* begin Available data *

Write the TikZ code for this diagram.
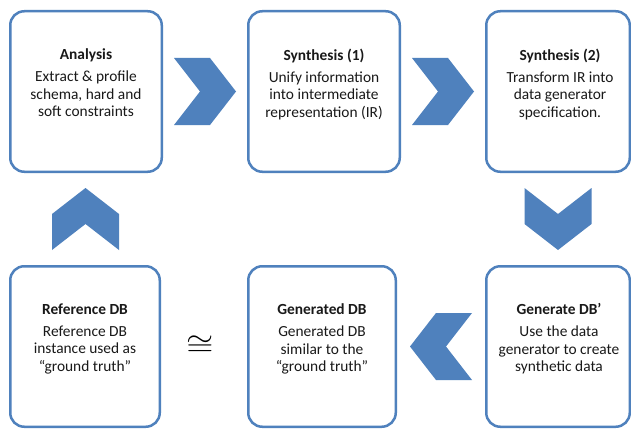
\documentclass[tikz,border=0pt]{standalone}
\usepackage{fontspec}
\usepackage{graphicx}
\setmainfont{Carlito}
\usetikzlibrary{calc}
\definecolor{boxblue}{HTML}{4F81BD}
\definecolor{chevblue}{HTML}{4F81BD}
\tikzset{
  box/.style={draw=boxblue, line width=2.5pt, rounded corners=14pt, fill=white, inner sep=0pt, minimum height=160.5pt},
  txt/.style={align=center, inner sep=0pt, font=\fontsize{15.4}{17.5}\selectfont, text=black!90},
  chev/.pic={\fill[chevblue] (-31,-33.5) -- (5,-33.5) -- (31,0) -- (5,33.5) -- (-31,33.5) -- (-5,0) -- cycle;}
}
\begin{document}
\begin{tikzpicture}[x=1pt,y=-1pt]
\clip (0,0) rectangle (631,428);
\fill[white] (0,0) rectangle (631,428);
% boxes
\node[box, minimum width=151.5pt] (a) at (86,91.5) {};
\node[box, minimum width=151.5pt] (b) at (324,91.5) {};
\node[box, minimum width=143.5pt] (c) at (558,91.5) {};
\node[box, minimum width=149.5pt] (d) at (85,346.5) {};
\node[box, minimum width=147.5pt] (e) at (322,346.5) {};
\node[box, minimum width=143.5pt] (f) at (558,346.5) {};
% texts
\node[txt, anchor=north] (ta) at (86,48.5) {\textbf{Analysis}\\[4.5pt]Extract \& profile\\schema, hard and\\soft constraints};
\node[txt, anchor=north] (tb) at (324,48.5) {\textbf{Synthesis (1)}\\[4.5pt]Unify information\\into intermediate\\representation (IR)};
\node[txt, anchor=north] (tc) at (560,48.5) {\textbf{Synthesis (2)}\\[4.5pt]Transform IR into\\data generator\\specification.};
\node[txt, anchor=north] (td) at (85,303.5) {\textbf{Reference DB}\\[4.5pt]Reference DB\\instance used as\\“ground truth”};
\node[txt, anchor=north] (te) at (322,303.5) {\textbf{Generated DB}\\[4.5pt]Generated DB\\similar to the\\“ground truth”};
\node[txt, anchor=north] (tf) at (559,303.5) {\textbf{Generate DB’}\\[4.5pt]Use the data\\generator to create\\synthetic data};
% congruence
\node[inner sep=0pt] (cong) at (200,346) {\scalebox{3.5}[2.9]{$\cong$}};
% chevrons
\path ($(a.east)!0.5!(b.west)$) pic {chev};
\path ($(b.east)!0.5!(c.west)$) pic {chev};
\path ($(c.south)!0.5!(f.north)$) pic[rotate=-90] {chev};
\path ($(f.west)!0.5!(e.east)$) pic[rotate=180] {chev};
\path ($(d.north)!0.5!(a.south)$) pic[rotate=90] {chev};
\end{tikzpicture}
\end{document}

* end Available data *

Problem statement: Please write out all of the material above without changing a word, and omit any pictures.

Problem solution:
Write the TikZ code for this diagram.
\documentclass[tikz,border=0pt]{standalone}
\usepackage{fontspec}
\usepackage{graphicx}
\setmainfont{Carlito}
\usetikzlibrary{calc}
\definecolor{boxblue}{HTML}{4F81BD}
\definecolor{chevblue}{HTML}{4F81BD}
\tikzset{
  box/.style={draw=boxblue, line width=2.5pt, rounded corners=14pt, fill=white, inner sep=0pt, minimum height=160.5pt},
  txt/.style={align=center, inner sep=0pt, font=\fontsize{15.4}{17.5}\selectfont, text=black!90},
  chev/.pic={\fill[chevblue] (-31,-33.5) -- (5,-33.5) -- (31,0) -- (5,33.5) -- (-31,33.5) -- (-5,0) -- cycle;}
}
\begin{document}
\begin{tikzpicture}[x=1pt,y=-1pt]
\clip (0,0) rectangle (631,428);
\fill[white] (0,0) rectangle (631,428);
% boxes
\node[box, minimum width=151.5pt] (a) at (86,91.5) {};
\node[box, minimum width=151.5pt] (b) at (324,91.5) {};
\node[box, minimum width=143.5pt] (c) at (558,91.5) {};
\node[box, minimum width=149.5pt] (d) at (85,346.5) {};
\node[box, minimum width=147.5pt] (e) at (322,346.5) {};
\node[box, minimum width=143.5pt] (f) at (558,346.5) {};
% texts
\node[txt, anchor=north] (ta) at (86,48.5) {\textbf{Analysis}\\[4.5pt]Extract \& profile\\schema, hard and\\soft constraints};
\node[txt, anchor=north] (tb) at (324,48.5) {\textbf{Synthesis (1)}\\[4.5pt]Unify information\\into intermediate\\representation (IR)};
\node[txt, anchor=north] (tc) at (560,48.5) {\textbf{Synthesis (2)}\\[4.5pt]Transform IR into\\data generator\\specification.};
\node[txt, anchor=north] (td) at (85,303.5) {\textbf{Reference DB}\\[4.5pt]Reference DB\\instance used as\\“ground truth”};
\node[txt, anchor=north] (te) at (322,303.5) {\textbf{Generated DB}\\[4.5pt]Generated DB\\similar to the\\“ground truth”};
\node[txt, anchor=north] (tf) at (559,303.5) {\textbf{Generate DB’}\\[4.5pt]Use the data\\generator to create\\synthetic data};
% congruence
\node[inner sep=0pt] (cong) at (200,346) {\scalebox{3.5}[2.9]{$\cong$}};
% chevrons
\path ($(a.east)!0.5!(b.west)$) pic {chev};
\path ($(b.east)!0.5!(c.west)$) pic {chev};
\path ($(c.south)!0.5!(f.north)$) pic[rotate=-90] {chev};
\path ($(f.west)!0.5!(e.east)$) pic[rotate=180] {chev};
\path ($(d.north)!0.5!(a.south)$) pic[rotate=90] {chev};
\end{tikzpicture}
\end{document}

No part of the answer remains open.